Being blind defines me in the same way that being a Jewish woman or a mother and grandmother defines me.  Why wouldn’t I want to embrace that?  Frankly, for the first 28 years of my life when I tried to deny my visual impairment and fake it in order to fit in, I was pretty miserable.

I tried so hard it was exhausting—this fear of being excluded, stigmatized and judged solely by misconceptions about blindness.  When, at age 23, I was finally able to accept that my blindness was part of my identity I was able to embrace that part of me   and it was so liberating!  While blindness may be a disability, it is nonetheless just another intrinsic part of me.  It goes along with my intelligence, my ability to empathize, my desire to help others, to give back, to be informed, to teach, and to live as a responsible, contributing member of society. 
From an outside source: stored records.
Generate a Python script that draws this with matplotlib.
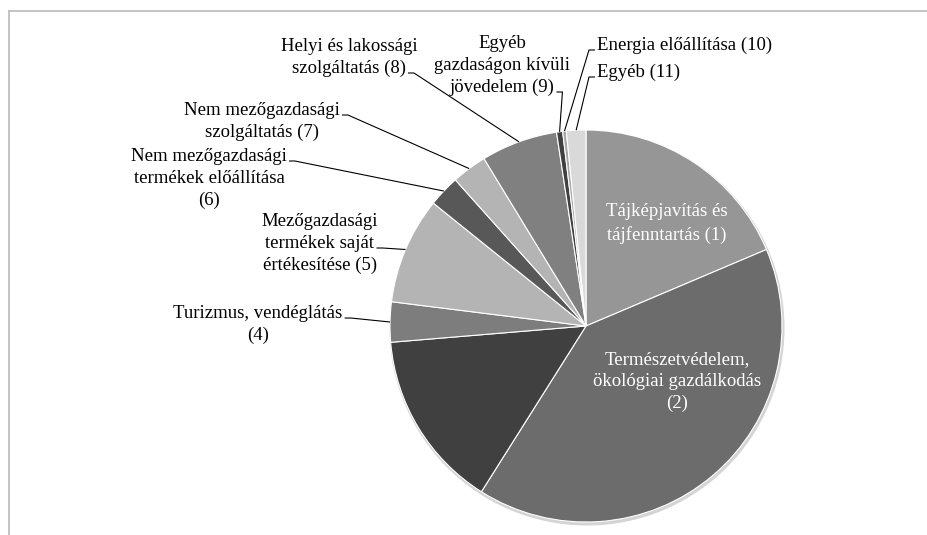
import matplotlib
matplotlib.use('Agg')
import matplotlib.pyplot as plt
from matplotlib.lines import Line2D
from matplotlib.patches import Circle
import numpy as np

plt.rcParams['font.family'] = ['Liberation Serif', 'DejaVu Serif']

# share of each activity (%), clockwise from 12 o'clock
labels = ['Tájképjavítás és\ntájfenntartás (1)',
          'Természetvédelem,\nökológiai gazdálkodás\n(2)',
          '',
          'Turizmus, vendéglátás\n(4)',
          'Mezőgazdasági\ntermékek saját\nértékesítése (5)',
          'Nem mezőgazdasági\ntermékek előállítása\n(6)',
          'Nem mezőgazdasági\nszolgáltatás (7)',
          'Helyi és lakossági\nszolgáltatás (8)',
          'Egyéb\ngazdaságon kívüli\njövedelem (9)',
          'Energia előállítása (10)',
          'Egyéb (11)']
values = [18.6, 40.3, 14.7, 3.3, 8.8, 2.6, 2.9, 6.3, 0.5, 0.3, 1.6]
colors = ['#969696', '#6c6c6c', '#404040', '#7d7d7d', '#b4b4b4', '#585858',
          '#b4b4b4', '#808080', '#404040', '#a6a6a6', '#d9d9d9']

W, H = 928, 535


def py(y):
    # pixel row (from top) -> axes y
    return H - y


fig = plt.figure(figsize=(9.28, 5.35), dpi=100)
ax = fig.add_axes([0, 0, 1, 1])

cx, cy, r = 586, py(326), 196
# soft shadow under the pie
ax.add_patch(Circle((cx + 1, cy - 2), r + 1.5, color='#d4d4d4', zorder=0, linewidth=0))
wedges, _ = ax.pie(values, colors=colors, startangle=90, counterclock=False,
                   center=(cx, cy), radius=r, frame=True,
                   wedgeprops=dict(edgecolor='white', linewidth=0.8))
ax.set_xlim(0, W)
ax.set_ylim(0, H)
ax.set_aspect('equal')
ax.axis('off')

fs = 13.5


def block(text, x, y, spacing, ha='center', color='black'):
    """draw a multi-line label line by line, y is the block centre (px from top)"""
    lines = text.split('\n')
    n = len(lines)
    arts = []
    for k, line in enumerate(lines):
        yy = y + (k - (n - 1) / 2) * spacing
        arts.append(ax.text(x, py(yy), line, ha=ha, va='center',
                            fontsize=fs, color=color))
    return arts


# labels inside the two big slices
block(labels[0], 667, 223.5, 23.5, color='white')
block(labels[1], 677, 381.5, 21.7, color='white')

# outside labels: (index, x, y, ha, line the leader attaches to)
outside = [
    (3, 258, 324, 'center', 0),
    (4, 320, 243, 'center', 1),
    (5, 209, 178, 'center', 0),
    (6, 262, 121, 'center', 0),
    (7, 349, 57, 'center', 1),
    (8, 502, 65, 'center', 2),
    (9, 597, 45, 'left', 0),
    (10, 597, 72, 'left', 0),
]
renderer = fig.canvas.get_renderer()
for i, tx, ty, ha, k in outside:
    arts = block(labels[i], tx, ty, 22, ha=ha)
    bb = arts[k].get_window_extent(renderer)
    w = wedges[i]
    mid = np.deg2rad((w.theta1 + w.theta2) / 2)
    ex, ey = cx + r * np.cos(mid), cy + r * np.sin(mid)
    if ha == 'left':
        axx, stub = bb.x0 - 2, -6
    else:
        axx, stub = bb.x1 + 2, 6
    ayy = (bb.y0 + bb.y1) / 2 - 5
    ax.plot([ex, axx + stub, axx], [ey, ayy, ayy], color='black',
            linewidth=0.8, solid_capstyle='butt')

# chart area border (top and left only visible)
bc = '#bfbfbf'
fig.add_artist(Line2D([9 / W, 1], [1 - 11 / H, 1 - 11 / H], color=bc, linewidth=1.3))
fig.add_artist(Line2D([9 / W, 9 / W], [0, 1 - 11 / H], color=bc, linewidth=1.3))

fig.savefig('out.png', dpi=100, facecolor='white')
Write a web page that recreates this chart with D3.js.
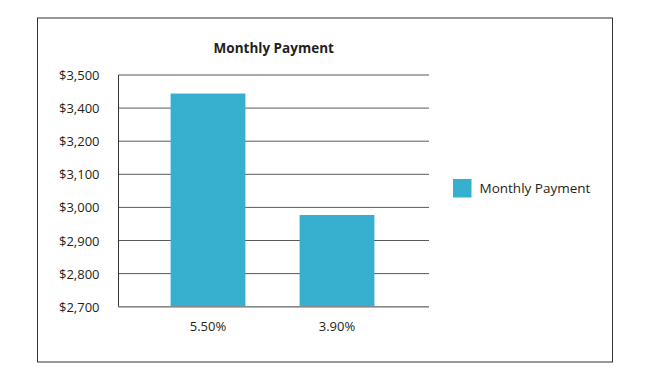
<!DOCTYPE html>
<html>
<head>
<meta charset="utf-8">
<script src="https://cdn.jsdelivr.net/npm/d3@7"></script>
<style>
  html, body { margin: 0; padding: 0; background: #fff; }
  svg { display: block; }
  text { font-family: "Open Sans", "Noto Sans", sans-serif; fill: #231f20; }
</style>
</head>
<body>
<svg id="chart" width="650" height="381"></svg>
<script>
// ---- data ----
const title = "Monthly Payment";
const categories = ["5.50%", "3.90%"];
const seriesName = "Monthly Payment";
const values = [3444, 2977];
const tickValues = [2700, 2800, 2900, 3000, 3100, 3200, 3400, 3500];
const tickLabels = ["$2,700", "$2,800", "$2,900", "$3,000", "$3,100", "$3,200", "$3,400", "$3,500"];

// ---- layout ----
const svg = d3.select("#chart");
const plot = { left: 118.5, right: 429, top: 75, bottom: 306.7 };
const barColor = "#37afcf";

// frame
svg.append("rect")
  .attr("x", 37.5).attr("y", 18).attr("width", 575).attr("height", 344)
  .attr("fill", "none").attr("stroke", "#333").attr("stroke-width", 1);

// y scale: evenly spaced gridlines at the labelled tick values (piecewise linear)
const stepY = (plot.bottom - plot.top) / (tickValues.length - 1);
const y = d3.scaleLinear()
  .domain(tickValues)
  .range(tickValues.map((d, i) => plot.bottom - i * stepY));

const x = d3.scaleBand()
  .domain(categories)
  .range([143.5, 401.5])
  .paddingInner(0.42)
  .paddingOuter(0.21);

// gridlines
svg.append("g").selectAll("line")
  .data(tickValues)
  .join("line")
  .attr("x1", plot.left).attr("x2", plot.right)
  .attr("y1", d => y(d)).attr("y2", d => y(d))
  .attr("stroke", "#5a5a5a").attr("stroke-width", 1);

// y axis labels
const yAxis = d3.axisLeft(y)
  .tickValues(tickValues)
  .tickFormat((d, i) => tickLabels[i])
  .tickSize(0).tickPadding(0);
const gy = svg.append("g").attr("transform", `translate(99.5,0)`).call(yAxis);
gy.select(".domain").remove();
gy.selectAll("text")
  .attr("font-family", '"Open Sans", sans-serif')
  .attr("font-size", 13).attr("fill", "#231f20")
  .attr("dy", "0.35em");

// bars
svg.append("g").selectAll("rect")
  .data(values)
  .join("rect")
  .attr("x", (d, i) => x(categories[i]))
  .attr("width", x.bandwidth())
  .attr("y", d => y(d))
  .attr("height", d => plot.bottom - y(d))
  .attr("fill", barColor);

// axis lines (left and bottom)
svg.append("line")
  .attr("x1", plot.left).attr("x2", plot.left)
  .attr("y1", plot.top).attr("y2", plot.bottom)
  .attr("stroke", "#333").attr("stroke-width", 1);
svg.append("line")
  .attr("x1", plot.left).attr("x2", plot.right)
  .attr("y1", plot.bottom).attr("y2", plot.bottom)
  .attr("stroke", "#888").attr("stroke-width", 1.5);

// x axis labels
const xAxis = d3.axisBottom(x).tickSize(0).tickPadding(0);
const gx = svg.append("g").attr("transform", `translate(0,326.5)`).call(xAxis);
gx.select(".domain").remove();
gx.selectAll("text")
  .attr("font-family", '"Open Sans", sans-serif')
  .attr("font-size", 13).attr("fill", "#231f20")
  .attr("dy", "0.35em");

// title
svg.append("text")
  .attr("x", (plot.left + plot.right) / 2).attr("y", 52.7)
  .attr("text-anchor", "middle")
  .attr("font-size", 13.5).attr("font-weight", "bold")
  .text(title);

// legend
const lg = svg.append("g").attr("transform", "translate(453,179)");
lg.append("rect").attr("width", 18.5).attr("height", 18.5).attr("fill", barColor);
lg.append("text").attr("x", 26.5).attr("y", 9.5).attr("dy", "0.35em")
  .attr("font-size", 13.5).text(seriesName);
</script>
</body>
</html>
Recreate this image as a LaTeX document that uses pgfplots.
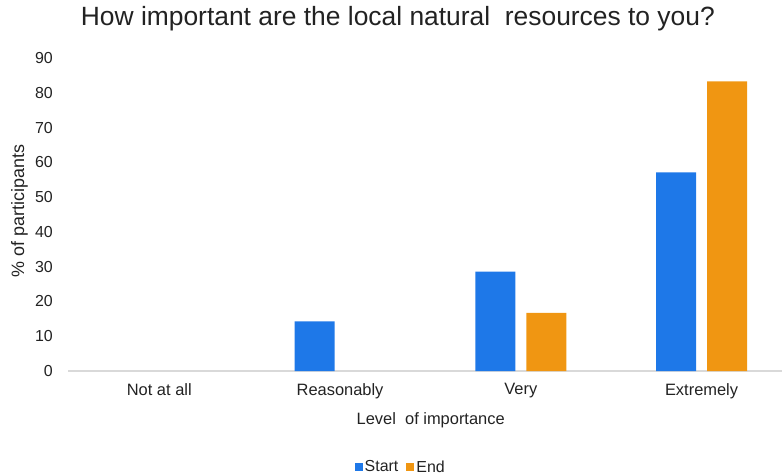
\documentclass[border=0pt]{standalone}
\usepackage{pgfplots}
\pgfplotsset{compat=1.18}
\usepackage{fontspec}
\setmainfont{Liberation Sans}
\definecolor{cStart}{RGB}{30,120,232}
\definecolor{cEnd}{RGB}{240,150,18}
\definecolor{baseline}{RGB}{217,217,217}
\definecolor{txt}{RGB}{34,34,34}
\begin{document}
\begin{tikzpicture}
\path[use as bounding box] (-68bp,-105bp) rectangle (714bp,371bp);
\begin{axis}[
  at={(0,0)}, anchor=south west,
  scale only axis, width=714bp, height=313bp,
  xmin=-0.505, xmax=3.445, ymin=0, ymax=90,
  ybar=11bp, bar width=40bp,
  xtick={0,1,2,3},
  xticklabels={Not at all,Reasonably,Very,Extremely},
  ytick={0,10,...,90},
  major tick length=0pt,
  separate axis lines,
  axis x line*=bottom, axis y line*=left,
  x axis line style={draw=baseline, line width=1.2bp, -},
  y axis line style={draw=none},
  /pgf/number format/assume math mode=true,
  yticklabel style={font=\fontsize{16}{18}\selectfont, text=txt, anchor=east, inner sep=0pt, xshift=-15bp},
  xticklabel style={font=\fontsize{16.5}{18}\selectfont, text=txt, anchor=north, inner sep=0pt, yshift=-12bp},
  xlabel={Level\ \ of importance},
  xlabel style={at={(axis description cs:0.508,-0.157)}, anchor=center, font=\fontsize{16.5}{18}\selectfont, text=txt},
  ylabel={\% of participants},
  ylabel style={at={(axis description cs:-0.068,0.511)}, anchor=center, font=\fontsize{18}{18}\selectfont, text=txt},
  title={How important are the local natural\ \ resources to you?},
  title style={at={(axis description cs:0.462,1.107)}, anchor=center, font=\fontsize{26.5}{30}\selectfont, text=txt},
  legend style={at={(axis description cs:0.466,-0.307)}, anchor=center, draw=none, fill=none, legend columns=2,
    font=\fontsize{16}{18}\selectfont, text=txt, inner sep=0pt,
    /tikz/every even column/.append style={column sep=6bp}},
  legend image code/.code={\fill[#1,draw=none] (0bp,-4bp) rectangle (8bp,4bp);},
]
\addplot[fill=cStart, draw=none] coordinates {(1,14.3) (2,28.6) (3,57.1)};
\addplot[fill=cEnd, draw=none] coordinates {(2,16.7) (3,83.3)};
\legend{Start,End}
\end{axis}
\end{tikzpicture}
\end{document}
It’s a package deal.  Each of these pieces of me informs how I am in the world, what I read, how I act, how I think, how I vote, whom I choose to spend time with, whom I choose to avoid, what organizations I want to be involved with, what charities I support and every other choice that I make in living my life meaningfully.

Being disabled does define me in the same way that being resilient, assertive, empathetic, and creative does.  Being disabled isn’t my problem.  It isn’t something broken that needs to be or can be fixed.  It is simply a part of me.  To deny that would be like framing a completed puzzle, but leaving a gaping hole for a lost piece. 

I am a complete puzzle.  I am the sum of all my parts.  I am blind. 

And so much more besides.

Michelle Friedman is a life coach, disability advocate and children’s book author. Michelle is a career not for profit organization board member for 30 years and is currently the vice chair of the board of Keshet and the development chair of the board of the Institute for Therapy Through the Arts.